I wholeheartedly agree on the Beefeater--for me, that's what a martini should taste like. It took me a while (and a lot of bad gin) to figure this out, but now there's no question.

I still haven't figured out the perfect olive brine though...

Tin-tin's phred/dad said...

Tin-tins phred/dad
Went from Beefeater to Bombay. Simple reason--caps on beefeater have been reduced to something resembling alum foil; bend easily, then leak.
Here's another favorite. "Taaka" brand. Cheap here at $8 for 1.75 ltr. Has a "distinct" gin flavor (swill? yes, but tasty). So many of the so-called top of the line gins are so ultra-refined they have no distinct flavor.
In the far east, I preferred a Polish gin that came in a clay crock. Knock your socks off!

initials CG said...

Cracked me up! By far, a great rant on boobs and booze... (by boobs, I mean those other bartenders who can't make a martini if their life depended on it...)

I wouldn't recommend getting a martini in any establishment in Rome (you have to ask for a "Cocktail Martini" to get something even remotely similar and at that point it's not even worth it....) I think it was really perfected in America. Though some of my doctor friends follow your recipe almost to the letter.

"One's not enough and three is too many...." I'm still laughing, even when I think about the 12 I had at a fund raiser in Seattle with my ex...no, especially when I think about it.

tintin said...

longwing- I agree with you. I've always been seasonal with the hooch. My G&T gin of choice is Plymouth. Tastes great and has a very low alcohol content - - somewhere in the 60s. Otherwise, two G&Ts on an empty stomach and I start my Robert Wagner impression.
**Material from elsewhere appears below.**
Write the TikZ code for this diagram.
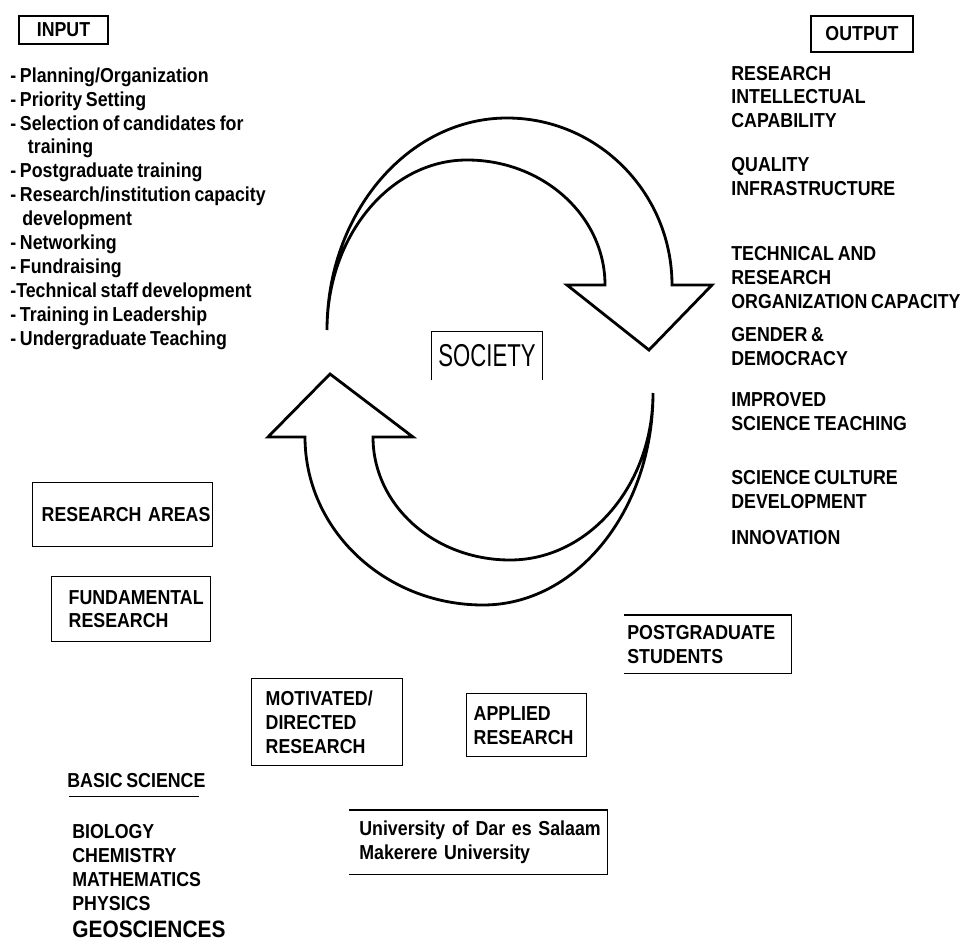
\documentclass[tikz,border=0pt]{standalone}
\usepackage{fontspec}
\setmainfont{Liberation Sans}[FakeStretch=0.88, WordSpace=0.75]
\newfontfamily\societyfont{Liberation Sans}[FakeStretch=0.7]

\begin{document}
\begin{tikzpicture}[x=0.02cm, y=-0.02cm,
    every node/.style={font={\bfseries\fontsize{11.5}{13.6}\selectfont}},
    headbox/.style={draw, line width=0.8pt, inner sep=0pt},
    areabox/.style={draw, line width=0.8pt, anchor=north west, align=left, inner ysep=0pt},
    openbox/.style={anchor=north west, align=left, inner ysep=0pt},
    listtext/.style={anchor=west, align=left, inner sep=0pt},
    cyclearrow/.style={line width=1.6pt, line join=miter}]
    \useasboundingbox (0,0) rectangle (973,942);

    \node[headbox, minimum width=1.78cm, minimum height=0.56cm] (input) at (63.5,30) {INPUT};
    \node[headbox, minimum width=2.04cm, minimum height=0.72cm] (output) at (862,34) {OUTPUT};

    \node[listtext] (inputlist) at (10,208.5) {- Planning/Organization\\- Priority Setting\\- Selection of candidates for\\\hspace*{10pt}training\\- Postgraduate training\\- Research/institution capacity\\\hspace*{6.8pt}development\\- Networking\\- Fundraising\\-Technical staff development\\- Training in Leadership\\- Undergraduate Teaching};

    \node[listtext] (capability) at (731,97) {RESEARCH\\INTELLECTUAL\\CAPABILITY};
    \node[listtext] (quality) at (731,176.5) {QUALITY\\INFRASTRUCTURE};
    \node[listtext] (orgcapacity) at (731,277.5) {TECHNICAL AND\\RESEARCH\\ORGANIZATION CAPACITY};
    \node[listtext] (gender) at (731,346.5) {GENDER \&\\DEMOCRACY};
    \node[listtext] (teaching) at (731,411.5) {IMPROVED\\SCIENCE TEACHING};
    \node[listtext] (culture) at (731,489.5) {SCIENCE CULTURE\\DEVELOPMENT};
    \node[listtext] (innovation) at (731,538) {INNOVATION};

    \node[font={\societyfont\fontsize{18}{20}\selectfont}, minimum width=2.2cm, minimum height=0.96cm, inner sep=0pt] (society) at (487,356) {SOCIETY};
    \draw[line width=0.6pt] (society.south west) -- (society.north west) -- (society.north east) -- (society.south east);

    \draw[cyclearrow] (327,330) .. controls (327,213) and (408,118) .. (507,118) .. controls (598,118) and (672,193) .. (672,285) -- (712,285) -- (649,350) -- (567,285) -- (605,285) .. controls (605,216) and (543,160) .. (467,160) .. controls (390,160) and (327,236) .. (327,330) -- cycle;
    \draw[cyclearrow] (653,393) .. controls (653,510) and (577,605) .. (483,605) .. controls (385,605) and (305,530) .. (305,437) -- (268,437) -- (330,374) -- (413,437) -- (373,437) .. controls (373,505) and (434,560) .. (510,560) .. controls (589,560) and (653,485) .. (653,393) -- cycle;

    \node[areabox, inner xsep=0.18cm, text width=3.24cm, minimum height=1.28cm] (areas) at (32,482) {\mbox{RESEARCH AREAS}};
    \node[areabox, inner xsep=0.34cm, text width=2.5cm, minimum height=1.3cm] (fundamental) at (51,576) {\mbox{FUNDAMENTAL}\\RESEARCH};
    \node[areabox, inner xsep=0.28cm, text width=2.46cm, minimum height=1.74cm] (motivated) at (251,678) {MOTIVATED/\\DIRECTED\\RESEARCH};
    \node[areabox, inner xsep=0.14cm, text width=2.12cm, minimum height=1.26cm] (applied) at (466,693) {APPLIED\\RESEARCH};

    \node[openbox, inner xsep=0.06cm, text width=3.22cm, minimum height=1.16cm] (postgrad) at (624,615) {POSTGRADUATE\\STUDENTS};
    \draw[line width=0.8pt] (postgrad.north west) -- (postgrad.north east) -- (postgrad.south east) -- (postgrad.south west);
    \node[openbox, inner xsep=0.2cm, text width=4.76cm, minimum height=1.28cm] (university) at (349,810) {\mbox{University of Dar es Salaam}\\Makerere University};
    \draw[line width=0.8pt] (university.north west) -- (university.north east) -- (university.south east) -- (university.south west);

    \node[listtext] (basic) at (67,781) {BASIC SCIENCE};
    \draw[line width=0.8pt] ([xshift=0.04cm, yshift=-0.16cm]basic.south west) -- ([xshift=-0.14cm, yshift=-0.16cm]basic.south east);
    \node[listtext] (sciences) at (72,867.5) {BIOLOGY\\CHEMISTRY\\MATHEMATICS\\PHYSICS};
    \node[listtext, font={\bfseries\fontsize{13.5}{16}\selectfont}] (geo) at (72,929) {GEOSCIENCES};
\end{tikzpicture}
\end{document}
Tony- I'll check out Quo Vardis but no one comes close to mine. Although, my Dad didn't think so. He fired me from making his martinis when I was 14 and replaced me with my sister.

Tessa- Cheers. Very nice of you to say. And you read. A lot.

Michael- Very nice of you to say and you're published. A lot.

Sarte- The code for ordering a martini without any vermouth is "very dry." I guess it would make better sense to order, "Gin, up with olives. Shaken. But that strikes me as vulgar.

dandy- Educate them. I did when I was in college. I just wish someone taught me a cure for the gin hangover. One of the worst.

jpe- I like the blue cheese olive brine. The saltiness of the brine is mellowed out with the creaminess of the blue cheese. A delightful pairing with those little French cheddar cheese crackers that come in a blue and yellow tin and cost a small fortune.

Dad-Most of the caps are like that nowadays. Still, I grew up on the olives you'd feed me from your martini and nothing comes close to an olive soaked in Beefeater.

tintin said...

cg- 12? I had 7 one night. Before dinner. The worst hangover of my life. Was it Bogart who said, switching from Scotch to Gin is gonna take at least 10 years off my life."

Ben said...

A Tiffany belt buckle? I've never thought of it, and I think I shall, thank you very much! Your amortization is a brill argument at almost any price.

And I think I'll have a Martini, too. And yes, only my own will do. As it should be.

Ben said...

... Oh and for me it's Bombay, but I must admit I've never had anything with Beefeater in it as far as I know.

M.Lane said...

Great job. I am a martini man too. I do like a bit of vermouth though.

Were you ever posted in Columbus GA? I was in the [now defunct] Hilton there one night and ordered a martini. The bartender didn't know how to make one. I asked her if she had vermouth. No idea. Conrad was by this time spinning in his grave I am certain. No wonder they lost the franchise.

I have two great Tiffany buckles, a turned one and a plain one. Gifts from my Irish Redhead on anniversaries. I just love wearing them with a BB strap that is at least 10 yrs old.

Thanks for the great starter for the weekend. Now where did I put those olives....?


ADG said...

I just want to learn to write as well as you and Sartre!

Agreed re the comments on the subject,writing style, etc. Merking used to write engaging stories similar to this in GQ tweny years ago.

Martinis...I love 'em but the gin just works on me the next day...regardless of brand. I do though, love the lore around the Martini. Surely you've read Barnaby Conrad's book.

I also loved reading in Paul Mellon's biography...Refelctions in a Silver Spoon...his martini ritual. He preferred a mongrel consisting of 50-50 gin/vodka.

There's a guy here in DC...at the Town and Country bar in the Mayflower Hotel...been there for 30 years...his martinis are legendary.

tintin said...

Ben- Try the Beefeater but I'll admit gin is like comfort food. I grew up eating my old man's martini olives hence my dedication to the Beefeater. I just wish they'd bring back that frosted glass bottle.

M Lane- Did Infantry and Jump school at Benning / Columbus. I was more interested in strippers and beer in those days. That and getting outta there.

ADG- I'm flattered and did hit the Mayflower a couple of times during my residence in Old Town. I have Conrads book but never knew about Mellon. Will check it out.

Anonymous said...

When you look at bartenders' manuals from the early and mid-century you'll notice the recipes required quite a bit more vermouth than is used today.

I prefer ordering a martini with a lemon twist. It just looks like it's having more fun than the olive martinis.


robin said...

i have a ton of these old buckles (not tiffany, but the same type)...the problem is finding the belt of the right thickness, without holes and that snaps on. sigh.